■ **Records for the exercise**
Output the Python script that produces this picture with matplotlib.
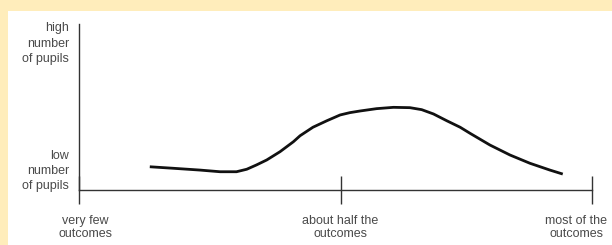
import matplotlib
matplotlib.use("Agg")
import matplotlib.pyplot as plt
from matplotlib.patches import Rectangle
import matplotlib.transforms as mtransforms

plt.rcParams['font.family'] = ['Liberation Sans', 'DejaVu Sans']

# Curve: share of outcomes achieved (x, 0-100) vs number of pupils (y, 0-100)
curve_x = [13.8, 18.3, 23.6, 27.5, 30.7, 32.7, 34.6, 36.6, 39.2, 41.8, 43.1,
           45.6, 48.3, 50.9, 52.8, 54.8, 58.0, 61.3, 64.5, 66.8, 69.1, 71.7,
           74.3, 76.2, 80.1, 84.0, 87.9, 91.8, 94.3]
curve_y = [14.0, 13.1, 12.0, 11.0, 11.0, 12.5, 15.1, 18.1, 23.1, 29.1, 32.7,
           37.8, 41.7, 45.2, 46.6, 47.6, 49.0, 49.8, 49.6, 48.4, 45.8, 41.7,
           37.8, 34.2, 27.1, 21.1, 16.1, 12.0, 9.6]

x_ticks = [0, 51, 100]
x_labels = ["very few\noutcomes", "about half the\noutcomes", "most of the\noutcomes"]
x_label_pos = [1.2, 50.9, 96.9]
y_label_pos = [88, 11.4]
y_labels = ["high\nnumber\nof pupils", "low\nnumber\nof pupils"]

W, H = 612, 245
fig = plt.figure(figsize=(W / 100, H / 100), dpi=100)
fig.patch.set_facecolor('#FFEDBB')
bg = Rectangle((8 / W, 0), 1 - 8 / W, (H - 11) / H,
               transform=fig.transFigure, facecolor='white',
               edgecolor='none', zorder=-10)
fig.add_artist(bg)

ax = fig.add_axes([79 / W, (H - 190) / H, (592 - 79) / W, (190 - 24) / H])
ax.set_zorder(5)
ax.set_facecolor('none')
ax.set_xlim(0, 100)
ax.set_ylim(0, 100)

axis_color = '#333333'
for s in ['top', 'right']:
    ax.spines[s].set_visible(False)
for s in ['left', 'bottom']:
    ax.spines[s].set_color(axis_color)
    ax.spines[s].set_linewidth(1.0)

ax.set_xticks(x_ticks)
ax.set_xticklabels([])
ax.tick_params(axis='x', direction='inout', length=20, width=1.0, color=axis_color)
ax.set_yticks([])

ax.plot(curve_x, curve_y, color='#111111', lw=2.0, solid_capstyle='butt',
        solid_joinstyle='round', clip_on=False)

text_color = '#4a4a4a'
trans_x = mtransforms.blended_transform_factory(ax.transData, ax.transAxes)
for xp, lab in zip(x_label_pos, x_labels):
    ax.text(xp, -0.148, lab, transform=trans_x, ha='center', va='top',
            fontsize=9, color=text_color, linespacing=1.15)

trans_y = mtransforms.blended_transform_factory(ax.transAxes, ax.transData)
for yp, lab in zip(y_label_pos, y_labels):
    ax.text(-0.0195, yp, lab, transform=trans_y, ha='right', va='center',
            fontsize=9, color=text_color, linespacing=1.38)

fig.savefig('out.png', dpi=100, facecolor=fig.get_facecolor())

* * *

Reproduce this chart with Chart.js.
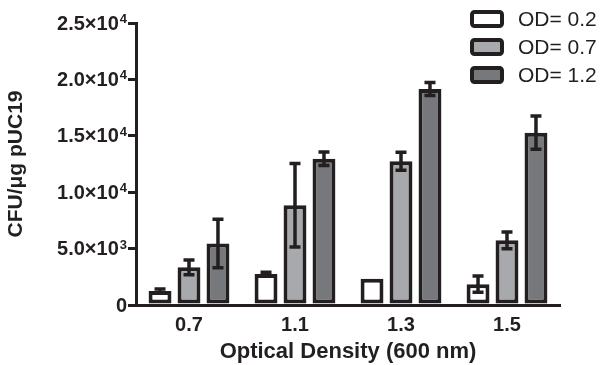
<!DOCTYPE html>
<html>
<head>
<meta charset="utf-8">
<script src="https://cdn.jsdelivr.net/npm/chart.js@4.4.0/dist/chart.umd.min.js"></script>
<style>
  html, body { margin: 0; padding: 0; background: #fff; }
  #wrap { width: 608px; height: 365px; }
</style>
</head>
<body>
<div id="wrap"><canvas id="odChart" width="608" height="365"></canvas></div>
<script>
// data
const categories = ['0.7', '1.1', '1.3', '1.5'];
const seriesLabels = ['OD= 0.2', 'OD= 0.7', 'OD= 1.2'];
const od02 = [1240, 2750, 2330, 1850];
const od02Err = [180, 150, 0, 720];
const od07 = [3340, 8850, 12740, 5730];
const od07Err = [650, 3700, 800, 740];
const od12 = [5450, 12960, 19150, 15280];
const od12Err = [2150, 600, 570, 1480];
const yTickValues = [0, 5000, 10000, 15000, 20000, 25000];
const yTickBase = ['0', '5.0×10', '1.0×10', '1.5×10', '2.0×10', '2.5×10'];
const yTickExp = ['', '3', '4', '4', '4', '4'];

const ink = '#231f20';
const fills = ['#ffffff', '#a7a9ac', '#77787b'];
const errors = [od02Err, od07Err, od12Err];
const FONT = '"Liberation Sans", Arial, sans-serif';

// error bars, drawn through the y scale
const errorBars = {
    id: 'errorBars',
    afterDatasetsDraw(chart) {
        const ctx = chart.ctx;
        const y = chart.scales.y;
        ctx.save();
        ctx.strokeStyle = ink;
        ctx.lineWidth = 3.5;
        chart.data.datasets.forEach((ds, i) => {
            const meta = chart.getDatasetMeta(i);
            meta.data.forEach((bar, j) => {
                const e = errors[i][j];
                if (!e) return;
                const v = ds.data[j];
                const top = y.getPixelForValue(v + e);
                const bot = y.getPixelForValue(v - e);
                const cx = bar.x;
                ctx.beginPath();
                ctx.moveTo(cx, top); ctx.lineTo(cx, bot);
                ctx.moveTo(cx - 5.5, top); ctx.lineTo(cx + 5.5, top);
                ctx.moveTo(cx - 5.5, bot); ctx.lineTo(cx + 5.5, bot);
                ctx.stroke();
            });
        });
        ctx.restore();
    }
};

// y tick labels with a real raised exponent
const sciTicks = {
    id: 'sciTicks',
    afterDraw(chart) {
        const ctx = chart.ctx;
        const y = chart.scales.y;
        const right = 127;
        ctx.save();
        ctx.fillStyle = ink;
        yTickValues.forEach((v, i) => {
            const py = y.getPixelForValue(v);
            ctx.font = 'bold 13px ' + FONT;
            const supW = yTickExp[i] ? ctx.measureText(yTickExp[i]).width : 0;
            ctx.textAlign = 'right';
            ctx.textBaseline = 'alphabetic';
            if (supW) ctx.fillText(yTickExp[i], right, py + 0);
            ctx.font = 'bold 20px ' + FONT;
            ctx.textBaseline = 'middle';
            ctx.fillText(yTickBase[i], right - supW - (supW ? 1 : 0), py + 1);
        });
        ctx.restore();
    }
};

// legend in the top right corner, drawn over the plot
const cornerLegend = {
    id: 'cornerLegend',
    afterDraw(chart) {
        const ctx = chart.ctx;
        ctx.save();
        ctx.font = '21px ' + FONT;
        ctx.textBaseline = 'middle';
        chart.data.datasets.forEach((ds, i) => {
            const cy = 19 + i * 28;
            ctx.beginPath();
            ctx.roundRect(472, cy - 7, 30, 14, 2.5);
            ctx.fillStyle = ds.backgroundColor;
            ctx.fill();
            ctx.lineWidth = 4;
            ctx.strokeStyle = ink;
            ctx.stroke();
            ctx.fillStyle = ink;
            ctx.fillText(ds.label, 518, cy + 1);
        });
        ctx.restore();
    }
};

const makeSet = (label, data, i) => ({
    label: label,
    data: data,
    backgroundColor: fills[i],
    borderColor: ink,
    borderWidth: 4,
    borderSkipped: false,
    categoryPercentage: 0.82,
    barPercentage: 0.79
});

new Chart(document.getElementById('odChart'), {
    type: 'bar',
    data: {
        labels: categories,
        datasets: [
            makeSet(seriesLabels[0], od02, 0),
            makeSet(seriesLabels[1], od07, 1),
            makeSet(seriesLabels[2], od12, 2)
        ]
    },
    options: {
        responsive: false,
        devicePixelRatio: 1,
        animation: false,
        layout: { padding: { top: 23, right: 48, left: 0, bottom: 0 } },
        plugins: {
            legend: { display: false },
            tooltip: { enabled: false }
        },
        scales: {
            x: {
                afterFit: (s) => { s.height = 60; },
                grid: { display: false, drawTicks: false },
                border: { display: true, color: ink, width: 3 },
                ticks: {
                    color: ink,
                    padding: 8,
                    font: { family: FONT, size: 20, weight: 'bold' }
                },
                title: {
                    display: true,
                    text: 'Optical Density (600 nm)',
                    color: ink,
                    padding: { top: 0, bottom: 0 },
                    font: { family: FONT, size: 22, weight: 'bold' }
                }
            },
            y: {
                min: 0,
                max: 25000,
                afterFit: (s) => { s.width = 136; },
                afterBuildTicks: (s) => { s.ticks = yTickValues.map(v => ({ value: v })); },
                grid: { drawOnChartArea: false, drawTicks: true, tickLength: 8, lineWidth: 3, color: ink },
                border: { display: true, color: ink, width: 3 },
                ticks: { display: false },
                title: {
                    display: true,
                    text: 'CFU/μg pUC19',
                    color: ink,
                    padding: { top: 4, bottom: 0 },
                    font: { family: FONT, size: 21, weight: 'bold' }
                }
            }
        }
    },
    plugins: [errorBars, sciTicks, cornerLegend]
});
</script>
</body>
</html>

■ **What the task requires**
Print out, exactly and with nothing added, the lines starting at the line holding "Output the Python" and ending at the line holding "plt.rcParams['font.family'] = ['Liberation", minus any pictures.

■ **Exercise answer**
Output the Python script that produces this picture with matplotlib.
import matplotlib
matplotlib.use("Agg")
import matplotlib.pyplot as plt
from matplotlib.patches import Rectangle
import matplotlib.transforms as mtransforms

plt.rcParams['font.family'] = ['Liberation Sans', 'DejaVu Sans']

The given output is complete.